* _Goal_: Filter the data below for the string "this" and copy each matching line.

(Entries taken from a collection)

============================================================

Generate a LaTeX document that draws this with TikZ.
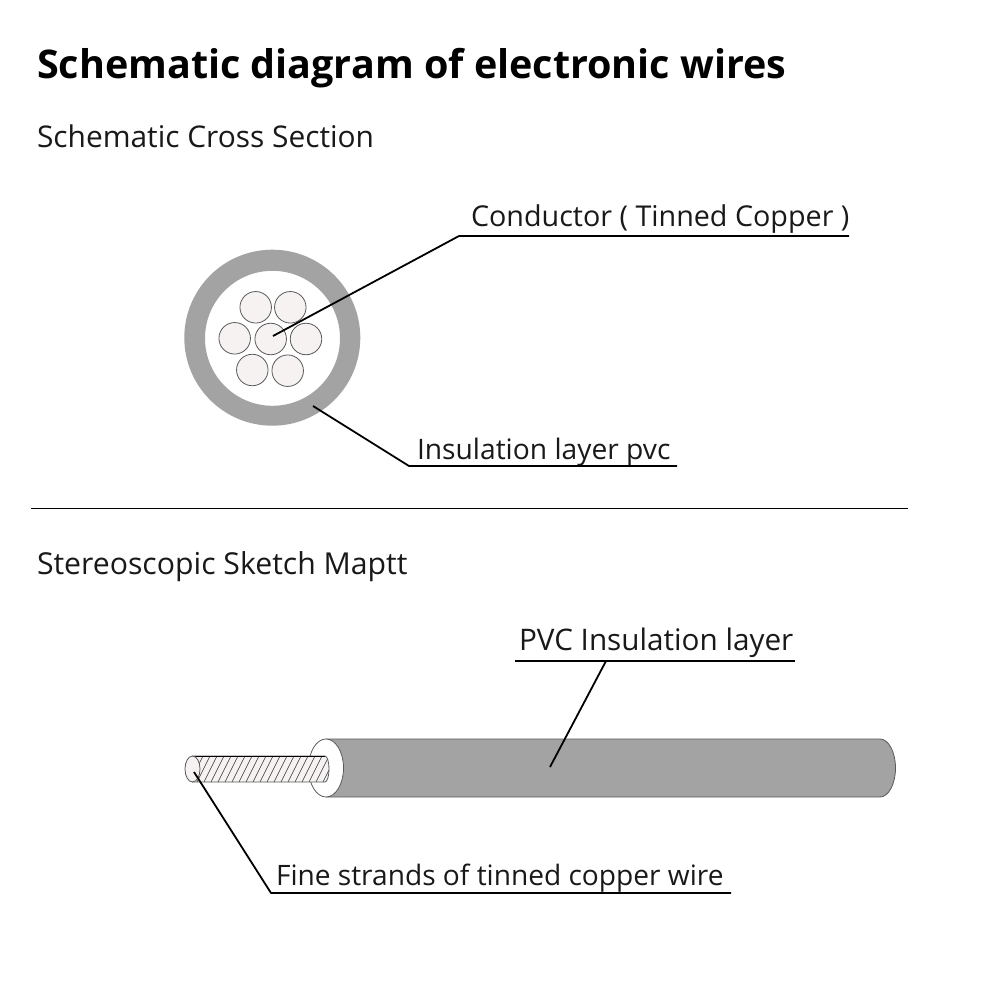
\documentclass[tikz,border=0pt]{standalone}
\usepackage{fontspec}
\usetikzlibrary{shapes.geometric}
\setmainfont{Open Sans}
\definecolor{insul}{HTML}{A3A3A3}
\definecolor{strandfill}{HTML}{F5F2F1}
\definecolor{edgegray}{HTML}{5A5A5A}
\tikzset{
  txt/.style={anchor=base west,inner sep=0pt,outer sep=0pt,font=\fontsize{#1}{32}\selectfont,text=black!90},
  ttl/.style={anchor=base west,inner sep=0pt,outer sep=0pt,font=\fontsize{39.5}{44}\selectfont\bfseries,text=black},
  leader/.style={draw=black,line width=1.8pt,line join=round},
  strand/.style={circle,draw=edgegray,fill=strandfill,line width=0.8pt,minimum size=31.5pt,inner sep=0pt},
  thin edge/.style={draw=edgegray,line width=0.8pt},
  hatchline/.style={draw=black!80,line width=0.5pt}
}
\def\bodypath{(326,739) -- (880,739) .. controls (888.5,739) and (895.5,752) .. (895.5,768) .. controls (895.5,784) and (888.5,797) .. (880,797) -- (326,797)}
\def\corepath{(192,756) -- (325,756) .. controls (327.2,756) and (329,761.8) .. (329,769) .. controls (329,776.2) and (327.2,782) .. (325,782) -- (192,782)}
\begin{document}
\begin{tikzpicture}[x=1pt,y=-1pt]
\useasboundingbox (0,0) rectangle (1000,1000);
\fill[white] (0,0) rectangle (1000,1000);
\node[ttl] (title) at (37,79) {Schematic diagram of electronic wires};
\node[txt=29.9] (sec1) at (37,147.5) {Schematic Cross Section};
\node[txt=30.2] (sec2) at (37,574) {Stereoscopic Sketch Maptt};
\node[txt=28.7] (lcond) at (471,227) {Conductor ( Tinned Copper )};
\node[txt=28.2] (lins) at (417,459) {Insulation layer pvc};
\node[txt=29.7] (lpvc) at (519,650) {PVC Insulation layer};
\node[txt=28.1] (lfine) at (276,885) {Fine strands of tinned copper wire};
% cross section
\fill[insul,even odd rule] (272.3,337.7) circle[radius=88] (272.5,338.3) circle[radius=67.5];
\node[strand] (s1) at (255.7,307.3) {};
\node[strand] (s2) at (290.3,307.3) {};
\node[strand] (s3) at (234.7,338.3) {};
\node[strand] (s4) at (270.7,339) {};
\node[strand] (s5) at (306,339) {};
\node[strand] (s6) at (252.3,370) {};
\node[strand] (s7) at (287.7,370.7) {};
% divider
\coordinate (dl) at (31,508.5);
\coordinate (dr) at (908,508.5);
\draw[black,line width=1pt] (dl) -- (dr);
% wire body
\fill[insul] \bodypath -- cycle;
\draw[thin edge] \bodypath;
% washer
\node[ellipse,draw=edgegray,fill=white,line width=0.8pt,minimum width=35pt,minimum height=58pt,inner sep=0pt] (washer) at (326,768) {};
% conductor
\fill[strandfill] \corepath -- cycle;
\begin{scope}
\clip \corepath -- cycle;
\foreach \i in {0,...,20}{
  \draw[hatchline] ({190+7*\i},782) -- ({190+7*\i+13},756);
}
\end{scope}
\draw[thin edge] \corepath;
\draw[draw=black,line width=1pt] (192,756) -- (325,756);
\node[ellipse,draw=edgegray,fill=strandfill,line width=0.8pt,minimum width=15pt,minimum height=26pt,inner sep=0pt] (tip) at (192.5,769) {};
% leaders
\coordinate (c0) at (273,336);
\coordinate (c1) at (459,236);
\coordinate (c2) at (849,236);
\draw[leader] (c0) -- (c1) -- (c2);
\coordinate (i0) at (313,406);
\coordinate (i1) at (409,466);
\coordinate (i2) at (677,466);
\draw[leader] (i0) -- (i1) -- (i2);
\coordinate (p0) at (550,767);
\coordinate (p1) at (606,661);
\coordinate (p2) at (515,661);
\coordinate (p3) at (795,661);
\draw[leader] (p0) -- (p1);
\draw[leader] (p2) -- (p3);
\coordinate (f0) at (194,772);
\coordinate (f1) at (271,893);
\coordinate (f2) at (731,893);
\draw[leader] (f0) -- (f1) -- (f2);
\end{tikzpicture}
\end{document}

============================================================

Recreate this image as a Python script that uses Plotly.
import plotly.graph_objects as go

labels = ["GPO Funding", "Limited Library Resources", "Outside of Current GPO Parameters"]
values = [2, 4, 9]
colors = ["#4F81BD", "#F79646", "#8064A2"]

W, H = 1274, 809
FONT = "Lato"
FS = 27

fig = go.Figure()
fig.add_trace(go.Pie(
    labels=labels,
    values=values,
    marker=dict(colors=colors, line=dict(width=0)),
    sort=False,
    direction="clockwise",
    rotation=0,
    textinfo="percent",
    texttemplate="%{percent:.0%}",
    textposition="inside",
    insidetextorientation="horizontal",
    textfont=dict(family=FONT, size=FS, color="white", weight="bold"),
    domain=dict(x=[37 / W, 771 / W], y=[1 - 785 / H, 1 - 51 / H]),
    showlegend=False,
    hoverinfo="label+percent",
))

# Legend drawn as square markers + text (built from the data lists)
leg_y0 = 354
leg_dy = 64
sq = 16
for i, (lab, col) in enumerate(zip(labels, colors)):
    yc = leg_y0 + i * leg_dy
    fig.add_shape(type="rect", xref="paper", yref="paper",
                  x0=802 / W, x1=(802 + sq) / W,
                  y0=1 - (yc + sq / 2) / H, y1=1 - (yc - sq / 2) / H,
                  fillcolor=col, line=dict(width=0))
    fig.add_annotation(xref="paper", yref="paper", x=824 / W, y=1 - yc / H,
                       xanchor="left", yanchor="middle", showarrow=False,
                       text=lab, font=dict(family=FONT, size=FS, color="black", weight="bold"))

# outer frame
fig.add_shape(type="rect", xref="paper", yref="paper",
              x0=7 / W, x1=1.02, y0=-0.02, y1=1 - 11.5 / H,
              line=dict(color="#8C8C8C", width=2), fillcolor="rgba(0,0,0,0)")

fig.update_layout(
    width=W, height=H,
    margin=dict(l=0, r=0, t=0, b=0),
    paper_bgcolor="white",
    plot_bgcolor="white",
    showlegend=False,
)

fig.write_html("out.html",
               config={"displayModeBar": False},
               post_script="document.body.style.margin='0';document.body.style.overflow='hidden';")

============================================================

* _Problem solution_:
Generate a LaTeX document that draws this with TikZ.
Recreate this image as a Python script that uses Plotly.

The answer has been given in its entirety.